Taraflar arasındaki uyuşmazlığın çözümü amacıyla yapılan yargılama sonucunda; davacı/takip alacaklısının davalı/takip borçlusu hakkında faturaya dayalı olarak takip başlattığı, davalı/takip borçlusunun tebliğ edilen ödeme emri üzerine takibe süresinde itiraz ettiği ve takibin durduğu, eldeki itirazın iptali davasının süresinde açıldığı, taraflar arasındaki ihtilafın sözleşme ilişkisi bulunup bulunmadığı, var ise takip dayanağı belgeye konu malın teslim edilip edilmediği hususundan kaynaklandığı, uyuşmazlığın halli ve alacak durumunun tespiti için defter incelemesi gerektiği, davacının ticari defterlerine göre davalıdan takip tarihi itibariyle 54.438,00 TL alacaklı olduğu, davalının ticari defterlerine göre davacıya borcunun bulunmadığı, tek başına davacı ticari defterlerinin alacağın varlığını göstermeyeceği, teslim olgusunun ise irsaliyeli fatura ile ispat edilebileceği — üzerinde imzası bulunan davalının kardeşinin malı teslim alıp almadığı hususunda dinlenmesi gerektiği—- Karar), davalının kardeşinin faturaya konu malı teslim almadığını belirttiği, — iş yerinde bulunması ve yetkili kişi olarak iletişim bilgilerinin verilmesi hususunun davalı —çalıştığına karine teşkil ettiği (Benzer yönde;—- konusu fatura altındaki imzanın davalının kardeşi — ait olduğu, bu nedenle faturadaki malın teslim edildiğinin kabul edilmesi gerektiği (Benzer yönde; —-malın tesliminin irsaliyeli fatura ile sabit olması karşısında dava konusu faturanın davalı defterlerinde kayıtlı olmamasının davaya bir etkisinin bulunmadığı — Karar), takibe konu borcun ödendiğinin yazılı delil ile ispatlanamadığı, bu hususta yemin deliline de dayanılmadığı, alacağın likit ve belirlenebilir olduğu — anlaşıldığından; aşağıdaki şekilde hüküm tesis edilmiştir.

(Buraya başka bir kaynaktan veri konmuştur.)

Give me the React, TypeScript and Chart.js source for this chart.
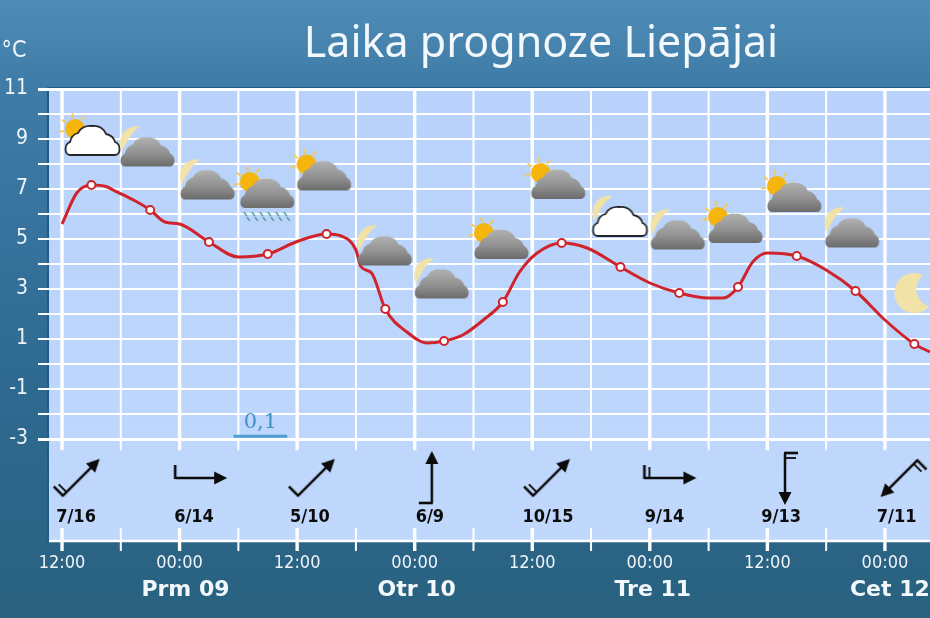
import { useEffect, useRef } from "react"
import { Chart, registerables } from "chart.js"

Chart.register(...registerables)

// hours counted from the first 12:00 tick
const hourTicks = [0, 6, 12, 18, 24, 30, 36, 42, 48, 54, 60, 66, 72, 78, 84]
const hourLabels = ["12:00", "", "00:00", "", "12:00", "", "00:00", "", "12:00", "", "00:00", "", "12:00", "", "00:00"]
const tempTicks = [-3, -2, -1, 0, 1, 2, 3, 4, 5, 6, 7, 8, 9, 10, 11]

const dayLabels = ["Prm 09", "Otr 10", "Tre 11", "Cet 12"]
const dayLabelHours = [12.6, 36.2, 60.3, 84.5]

const lineHours = [0, 1.5, 3, 4.5, 5.2, 7.3, 9, 10.5, 12, 15, 18, 21, 24, 27, 28.5, 30, 30.5, 31.6, 33, 35.2, 37.3, 39, 40.9, 43, 45, 46.7, 48.5, 51, 53.6, 57, 60, 63, 66, 67.5, 69, 70.5, 72, 75, 78, 81, 84, 87, 88.6]
const lineTemps = [5.6, 6.84, 7.16, 7.1, 6.96, 6.56, 6.16, 5.68, 5.6, 4.88, 4.28, 4.4, 4.9, 5.2, 5.12, 4.56, 3.9, 3.64, 2.2, 1.28, 0.84, 0.92, 1.16, 1.76, 2.48, 3.68, 4.44, 4.84, 4.64, 3.88, 3.24, 2.84, 2.64, 2.64, 3.08, 4.08, 4.44, 4.32, 3.76, 2.92, 1.76, 0.8, 0.48]

const markerHours = [3, 9, 15, 21, 27, 33, 39, 45, 51, 57, 63, 69, 75, 81, 87]
const markerTemps = [7.16, 6.16, 4.88, 4.4, 5.2, 2.2, 0.92, 2.48, 4.84, 3.88, 2.84, 3.08, 4.32, 2.92, 0.8]

const iconKinds = ["sunWhite", "moonGrey", "moonGrey", "sunRain", "sunGrey", "moonGrey", "moonGrey", "sunGrey", "sunGrey", "moonWhite", "moonGrey", "sunGrey", "sunGrey", "moonGrey", "moonBig"]
const iconHours = [3.06, 8.67, 14.8, 20.9, 26.7, 32.9, 38.7, 44.8, 50.6, 56.9, 62.8, 68.7, 74.7, 80.6, 87]
const iconLevels = [9.04, 8.58, 7.26, 6.92, 7.62, 4.62, 3.3, 4.88, 7.28, 5.8, 5.26, 5.52, 6.76, 5.34, 2.84]

const windLabels = ["7/16", "6/14", "5/10", "6/9", "10/15", "9/14", "9/13", "7/11"]
const windLabelHours = [1.43, 13.47, 25.3, 37.55, 49.6, 61.5, 73.4, 85.2]
const windHours = [1.9, 14.1, 25.9, 37.75, 49.9, 62, 73.8, 85.5]
const windBarbs = [2, 1, 1, 1, 2, 2, 2, 2]
const windRotation = [-45, 0, -45, -90, -45, 0, 90, 135]

const rainHour = [20.25]
const rainValue = [[-2.94, -2.84]]
const rainLabel = ["0,1"]

const xMin = -1.33
const xMax = 88.6
const yMin = -7.08
const yMax = 11
const windLevel = -4.56
const windLabelLevel = -6.12

const mono = "'DejaVu Sans Condensed', 'DejaVu Sans', sans-serif"

function makeCanvas(w: number, h: number) {
  const c = document.createElement("canvas")
  c.width = w
  c.height = h
  return c
}

function drawSun(ctx: CanvasRenderingContext2D, x: number, y: number) {
  ctx.strokeStyle = "#f7c948"
  ctx.lineWidth = 1.8
  for (let a = 170; a <= 350; a += 45) {
    const r = (a * Math.PI) / 180
    ctx.beginPath()
    ctx.moveTo(x + Math.cos(r) * 11, y + Math.sin(r) * 11)
    ctx.lineTo(x + Math.cos(r) * 16, y + Math.sin(r) * 16)
    ctx.stroke()
  }
  ctx.fillStyle = "#f5b50d"
  ctx.beginPath()
  ctx.arc(x, y, 10, 0, Math.PI * 2)
  ctx.fill()
}

function drawMoon(ctx: CanvasRenderingContext2D, l: number, t: number) {
  ctx.fillStyle = "#f1e3a8"
  ctx.beginPath()
  ctx.moveTo(l + 20, t - 11)
  ctx.bezierCurveTo(l + 6, t - 13, l - 4, t - 1, l + 2, t + 14)
  ctx.bezierCurveTo(l + 7, t + 4, l + 11, t - 5, l + 20, t - 11)
  ctx.fill()
}

function cloudPath(ctx: CanvasRenderingContext2D, l: number, t: number) {
  ctx.beginPath()
  ctx.moveTo(l + 5, t + 29)
  ctx.bezierCurveTo(l - 1, t + 29, l - 1, t + 18, l + 5, t + 16)
  ctx.bezierCurveTo(l + 6, t + 11, l + 9, t + 8, l + 13, t + 7)
  ctx.bezierCurveTo(l + 15, t + 2, l + 21, t - 1, l + 27, t)
  ctx.bezierCurveTo(l + 34, t - 1, l + 39, t + 3, l + 41, t + 8)
  ctx.bezierCurveTo(l + 46, t + 9, l + 49, t + 12, l + 50, t + 16)
  ctx.bezierCurveTo(l + 56, t + 18, l + 56, t + 29, l + 50, t + 29)
  ctx.closePath()
}

function makeIcon(kind: string) {
  const c = makeCanvas(kind === "moonBig" ? 44 : 70, 80)
  const ctx = c.getContext("2d")!
  if (kind === "moonBig") {
    ctx.fillStyle = "#f1e3a8"
    ctx.beginPath()
    ctx.arc(22, 40, 20, 0, Math.PI * 2)
    ctx.fill()
    ctx.globalCompositeOperation = "destination-out"
    ctx.beginPath()
    ctx.arc(42, 36, 18, 0, Math.PI * 2)
    ctx.fill()
    return c
  }
  const l = 8
  const t = 28
  if (kind.startsWith("sun")) drawSun(ctx, l + 10, t + 3)
  else drawMoon(ctx, l, t)
  cloudPath(ctx, l, t)
  if (kind.endsWith("White")) {
    ctx.fillStyle = "#ffffff"
    ctx.fill()
    ctx.strokeStyle = "#262626"
    ctx.lineWidth = 1.8
    ctx.stroke()
  } else {
    const g = ctx.createLinearGradient(0, t, 0, t + 30)
    g.addColorStop(0, "#b0b0b0")
    g.addColorStop(0.55, "#8f8f8f")
    g.addColorStop(1, "#686868")
    ctx.fillStyle = g
    ctx.fill()
  }
  if (kind === "sunRain") {
    ctx.strokeStyle = "#4f9a96"
    ctx.lineWidth = 1.3
    for (let i = 0; i < 6; i++) {
      for (const [dx, dy] of [[0, 0], [3, 5]]) {
        ctx.beginPath()
        ctx.moveTo(l + 4 + i * 8 + dx, t + 33 + dy)
        ctx.lineTo(l + 7 + i * 8 + dx, t + 38 + dy - 1)
        ctx.stroke()
      }
    }
  }
  return c
}

// arrow pointing right, Chart.js turns it with pointRotation
function makeWind(barbs: number) {
  const c = makeCanvas(90, 90)
  const ctx = c.getContext("2d")!
  ctx.strokeStyle = "#0b0b0b"
  ctx.fillStyle = "#0b0b0b"
  ctx.lineWidth = 2.6
  ctx.beginPath()
  ctx.moveTo(20, 45)
  ctx.lineTo(62, 45)
  ctx.stroke()
  ctx.beginPath()
  ctx.moveTo(72, 45)
  ctx.lineTo(59, 38.5)
  ctx.lineTo(59, 51.5)
  ctx.closePath()
  ctx.fill()
  for (let i = 0; i < barbs; i++) {
    ctx.lineWidth = i === 0 ? 2.6 : 1.8
    ctx.beginPath()
    ctx.moveTo(20 + i * 5, 46)
    ctx.lineTo(20 + i * 5, 32 + (i ? 2 : 0))
    ctx.stroke()
  }
  return c
}

const panelPlugin = {
  id: "panel",
  beforeDraw(chart: any) {
    const { ctx, chartArea: a } = chart
    const g = ctx.createLinearGradient(0, a.top, 0, a.bottom)
    g.addColorStop(0, "#b8d2fb")
    g.addColorStop(1, "#c0d8fc")
    ctx.save()
    ctx.fillStyle = "#1f5b82"
    ctx.fillRect(a.left - 2, a.top - 2, a.width + 2, a.height + 2)
    ctx.fillStyle = g
    ctx.fillRect(a.left, a.top, a.width, a.height)
    ctx.restore()
  },
  beforeDatasetsDraw(chart: any) {
    const { ctx, chartArea: a, scales } = chart
    const gridEnd = scales.y.getPixelForValue(-3.45)
    const lowStart = a.bottom - 13
    ctx.save()
    ctx.strokeStyle = "#ffffff"
    hourTicks.forEach((h) => {
      const x = scales.x.getPixelForValue(h)
      const big = h % 12 === 0
      ctx.lineWidth = big ? 3.4 : 2
      ctx.beginPath()
      ctx.moveTo(x, a.top)
      ctx.lineTo(x, gridEnd)
      ctx.moveTo(x, lowStart)
      ctx.lineTo(x, a.bottom + 10)
      ctx.stroke()
    })
    ctx.lineWidth = 2.4
    ctx.beginPath()
    ctx.moveTo(a.left, a.bottom)
    ctx.lineTo(a.right, a.bottom)
    ctx.stroke()
    ctx.restore()
  },
  afterDraw(chart: any) {
    const { ctx, scales } = chart
    ctx.save()
    ctx.textAlign = "center"
    ctx.textBaseline = "middle"

    ctx.fillStyle = "#f2f8fb"
    ctx.font = "43px 'Noto Sans', sans-serif"
    ctx.fillText("Laika prognoze Liepājai", 541, 45)

    ctx.font = `23px ${mono}`
    ctx.fillText("°C", 14, 51)

    ctx.font = "bold 22px 'DejaVu Sans', sans-serif"
    dayLabels.forEach((t, i) => {
      ctx.fillText(t, scales.x.getPixelForValue(dayLabelHours[i]), 590)
    })

    ctx.fillStyle = "#0c0c0c"
    ctx.font = `bold 18px ${mono}`
    windLabels.forEach((t, i) => {
      ctx.fillText(t, scales.x.getPixelForValue(windLabelHours[i]), scales.y.getPixelForValue(windLabelLevel))
    })

    ctx.fillStyle = "#3f8fc4"
    ctx.font = "21px 'DejaVu Serif', serif"
    ctx.fillText(rainLabel[0], scales.x.getPixelForValue(rainHour[0]), scales.y.getPixelForValue(-2.34))
    ctx.restore()
  },
}

export default function App() {
  const chartRef = useRef<HTMLCanvasElement>(null)

  useEffect(() => {
    if (!chartRef.current) return
    document.body.style.margin = "0"

    const chart = new Chart(chartRef.current, {
      type: "line",
      plugins: [panelPlugin],
      data: {
        datasets: [
          {
            label: "Laiks",
            data: iconHours.map((x, i) => ({ x, y: iconLevels[i] })),
            showLine: false,
            pointStyle: iconKinds.map(makeIcon),
            pointRadius: 10,
            order: 0,
          },
          {
            label: "Temperatūra",
            data: markerHours.map((x, i) => ({ x, y: markerTemps[i] })),
            showLine: false,
            pointRadius: 4,
            pointBorderWidth: 2,
            pointBackgroundColor: "#ffffff",
            pointBorderColor: "#d0242c",
            order: 1,
          },
          {
            label: "Līkne",
            data: lineHours.map((x, i) => ({ x, y: lineTemps[i] })),
            borderColor: "#d0242c",
            borderWidth: 3,
            pointRadius: 0,
            cubicInterpolationMode: "monotone",
            order: 2,
          },
          {
            label: "Vējš",
            data: windHours.map((x) => ({ x, y: windLevel })),
            showLine: false,
            pointStyle: windBarbs.map(makeWind),
            pointRotation: windRotation,
            pointRadius: 10,
            clip: false,
            order: 3,
          },
          {
            type: "bar",
            label: "Nokrišņi",
            data: rainHour.map((x, i) => ({ x, y: rainValue[i] })),
            backgroundColor: "#4d9ed6",
            barThickness: 53,
            order: 4,
          },
        ] as any,
      },
      options: {
        responsive: false,
        animation: false,
        layout: { autoPadding: false, padding: { top: 89, left: 0, right: 0, bottom: 0 } },
        plugins: { legend: { display: false }, tooltip: { enabled: false } },
        scales: {
          x: {
            type: "linear",
            offset: false,
            min: xMin,
            max: xMax,
            border: { display: false },
            grid: { display: false, drawTicks: false },
            afterBuildTicks: (axis: any) => {
              axis.ticks = hourTicks.map((value) => ({ value }))
            },
            afterFit: (axis: any) => {
              axis.height = 77
            },
            ticks: {
              autoSkip: false,
              maxRotation: 0,
              padding: 12,
              color: "#eef5f9",
              font: { family: mono, size: 18 },
              callback: (_v: any, i: number) => hourLabels[i],
            },
          },
          y: {
            min: yMin,
            max: yMax,
            border: { display: false },
            grid: {
              color: "#ffffff",
              lineWidth: (c: any) => (c.tick && (c.tick.value === 11 || c.tick.value === -3) ? 3 : 2),
              tickLength: 11,
            },
            afterBuildTicks: (axis: any) => {
              axis.ticks = tempTicks.map((value) => ({ value }))
            },
            afterFit: (axis: any) => {
              axis.width = 49
            },
            ticks: {
              autoSkip: false,
              padding: 10,
              color: "#eef5f9",
              font: { family: mono, size: 21 },
              callback: (v: any) => (Math.abs(v) % 2 === 1 ? String(v) : ""),
            },
          },
        },
      },
    } as any)

    return () => {
      chart.destroy()
    }
  }, [])

  return (
    <div style={{ width: 930, height: 618, background: "linear-gradient(#4f8cb6 0%, #3f7ca7 13%, #2f6a92 60%, #29617f 100%)" }}>
      <canvas ref={chartRef} width={930} height={618} style={{ display: "block", filter: "blur(0.4px)" }}></canvas>
    </div>
  )
}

KARAR: Yukarıda açıklanan nedenlerle;
1-Davanın kabulüne;
— sayılı takip dosyasında davalı borçlu tarafından yapılan itirazın iptaline, takibin aynı şartlarla devamına,
Asıl alacak olan 54.438,00 TL’nin %20’sine tekabül eden 10.887,60 TL icra inkar tazminatının davalıdan alınarak davacıya verilmesine,
2-Hüküm altına alınan miktar üzerinden hesaplanan 3.718,66 TL harçtan peşin alınan 657,48 TL harç ve 272,19 TL icra harcının mahsubuna, bakiye 2.788,99 TL karar harcının davalıdan tahsili ile hazineye irat kaydına,
3-Davacı davada kendisini vekil ile temsil ettirdiğinden karar tarihinde yürürlükte bulunan —- davanın kabul edilen miktarı üzerinden hesaplanan 7.876,94 TL vekâlet ücretinin davalıdan tahsili ile davacıya verilmesine,
4-Davacı tarafından yatırılan 35,90 TL başvurma harcı, 272,19 TL icra harcı ve 657,48 TL peşin harç toplamı: 965,57 TL ile 994,90 TL yargılama giderinin davalıdan tahsili ile davacıya verilmesine,
5-Davalı tarafından yapılan bir yargılama gideri bulunmadığından bu hususta karar verilmesine yer olmadığına,
6-Davacı tarafından yatırılan gider avansından artan kısmın HMK. 333. maddesi gereğince karar kesinleştikten sonra yatırana iadesine,
Mahkememizin bu kararına karşı, gerekçeli kararın tebliğinden itibaren iki hafta içinde (HMK 345/1), mahkememize veya mahkememize gönderilmek üzere başka yer mahkemesine dilekçe verilmek suretiyle Bölge Adliye Mahkemesi İlgili Hukuk Dairesince incelenmek üzere tarafların istinaf yasa yoluna başvuru hakkı bulunduğuna dair, taraf vekillerinin yüzüne karşı verilen karar açıkça okunup anlatıldı.